Last week I took two elderly men to visit their former tablemate from a senior residence. He was a 91-year old man who had moved to an assisted living facility twenty miles away. All three older men are my friends. Thankfully, the experiences I’d had with my own father, who died a few years ago at age 89, helped me understand how difficult it is for men who were once physically strong to deal with the challenges of deteriorating health.
When I arrived to pick up the first two men at their senior residence, I parked my four-door sedan as close to the entrance as possible. Even so, getting in an out of the car was not an easy task for my friends. One man, a stroke survivor with weakened arm strength, needed help to buckle his seat belt. I tried to assist each of them without drawing attention to their physical limitations, knowing that humor and kindness go a long way in turning an awkward moment into a point of grace.

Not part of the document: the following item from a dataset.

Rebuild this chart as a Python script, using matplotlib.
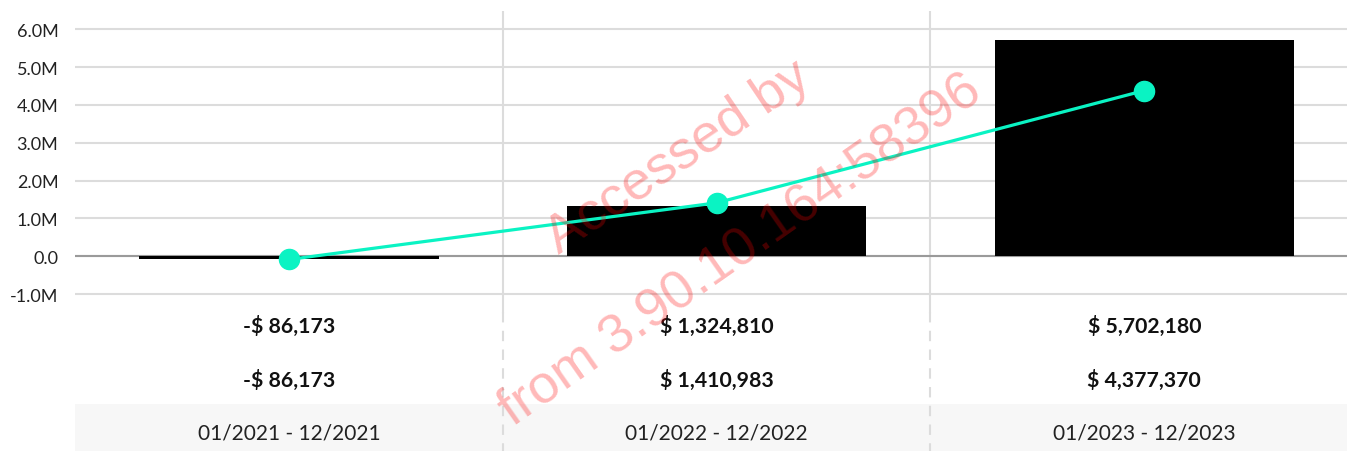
# Bar + line chart with value table underneath
import matplotlib.pyplot as plt
import numpy as np

# Data
periods = ['01/2021 - 12/2021', '01/2022 - 12/2022', '01/2023 - 12/2023']
bar_values = [-86173, 1324810, 5702180]
line_values = [-86173, 1410983, 4377370]
y_ticks = [-1e6, 0, 1e6, 2e6, 3e6, 4e6, 5e6, 6e6]

W, H = 1347, 452
BAR_COLOR = '#000000'
LINE_COLOR = '#0AF3C3'
GRID_COLOR = '#dcdcdc'


def fmt_money(v):
    s = '$ {:,}'.format(abs(v))
    return '-' + s if v < 0 else s


def fmt_axis(v):
    if v == 0:
        return '0.0'
    return '{:.1f}M'.format(v / 1e6)


def px(x0, y0, x1, y1):
    # pixel box (top-left origin) -> figure fraction rect
    return [x0 / W, 1 - y1 / H, (x1 - x0) / W, (y1 - y0) / H]


def main():
    plt.rcParams['font.family'] = ['Lato', 'DejaVu Sans']
    fig = plt.figure(figsize=(W / 100, H / 100), dpi=100)

    x = np.arange(len(periods))
    xlim = (-0.5, 2.474)

    # chart area
    ax = fig.add_axes(px(75, 12, W, 300))
    ax.set_xlim(*xlim)
    ax.set_ylim(-1.13e6, 6.48e6)
    for t in y_ticks:
        ax.axhline(t, color=GRID_COLOR, lw=1.5, zorder=0)
    ax.axhline(0, color='#9a9a9a', lw=1.5, zorder=1)
    for d in (0.5, 1.5):
        ax.axvline(d, color=GRID_COLOR, lw=1.5, zorder=0)

    ax.bar(x, bar_values, width=0.70, color=BAR_COLOR, zorder=2)
    ax.plot(x, line_values, color=LINE_COLOR, lw=2.3, marker='o',
            markersize=14.5, zorder=3)

    ax.set_yticks(y_ticks)
    ax.set_yticklabels([fmt_axis(t) for t in y_ticks])
    ax.tick_params(axis='y', length=0, pad=12, labelsize=13,
                   labelcolor='#222222')
    ax.set_xticks([])
    for s in ax.spines.values():
        s.set_visible(False)
    ax.patch.set_alpha(0)

    # table area
    tb = fig.add_axes(px(75, 300, W, H))
    tb.set_xlim(*xlim)
    tb.set_ylim(H, 300)
    tb.axis('off')
    tb.axhspan(405, H, xmin=-0.003, xmax=1, color='#f7f7f7', lw=0, zorder=0)
    for d in (0.5, 1.5):
        tb.plot([d, d], [300, 313], color=GRID_COLOR, lw=1.5, zorder=1)
        tb.plot([d, d], [313, H], color=GRID_COLOR, lw=1.5,
                ls=(0, (5, 4)), zorder=1)
    for i in range(len(periods)):
        tb.text(x[i], 326, fmt_money(bar_values[i]), ha='center',
                va='center', fontsize=15.3, fontweight='bold', color='#111111')
        tb.text(x[i], 380, fmt_money(line_values[i]), ha='center',
                va='center', fontsize=15.3, fontweight='bold', color='#111111')
        tb.text(x[i], 434, periods[i], ha='center', va='center',
                fontsize=15, color='#222222')

    # watermark
    fig.text(678 / W, 1 - 158 / H, 'Accessed by', rotation=34,
             ha='center', va='center', fontsize=39, color='red', alpha=0.28,
             family='Liberation Sans', rotation_mode='anchor')
    fig.text(740 / W, 1 - 250 / H, 'from 3.90.10.164:58396', rotation=35,
             ha='center', va='center', fontsize=39, color='red', alpha=0.28,
             family='Liberation Sans', rotation_mode='anchor')

    fig.savefig('out.png', dpi=100)


if __name__ == "__main__":
    main()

We made the twenty-mile trip to our 91-year old friend’s assisted living center. After we picked him up, we drove to a nearby restaurant. As the host began to seat us, one friend suggested that we take a table nearest the men’s restroom. We all laughed again, affirming his good idea. After menus were passed out, I realized that two of the men were having difficulty reading it because of vision problems. I quickly offered a summarized version and later placed their orders with the wait staff. I also noticed that just squeezing the ketchup bottle was a chore.
During our lunch of diverse menu selections (pancakes and eggs, a Philly steak sandwich, a hamburger and fried shrimp), we had lively conversation about how much the world has changed in their lifetime. We talked about things like the toll tag on my car and about golfing vacations to Scotland, RV-ing in Florida and exploring lighthouses of the eastern U.S.
As they talked, I looked carefully at my older friends. They had been young, energetic men with great career success. They had lived interesting lives of faith, adventure and travel. Now nearing the end of their earthly timelines, I knew they were humbled by their dependence on others.
As we left the restaurant, one whispered in my ear that he appreciated me taking three old geezers out for lunch. I laughed, steadying each one as they stepped from doorway to the sidewalk. I thought about how God sometimes uses the unexpected intersection of lives for his specific purpose.
Six years ago, I had never met these three older men. Now they are my dear friends. They are just a few steps ahead of me in the aging process. What they are experiencing will likely happen to me, if I live long enough. Most importantly, they teach me daily about what it is to age well, with grace and faith.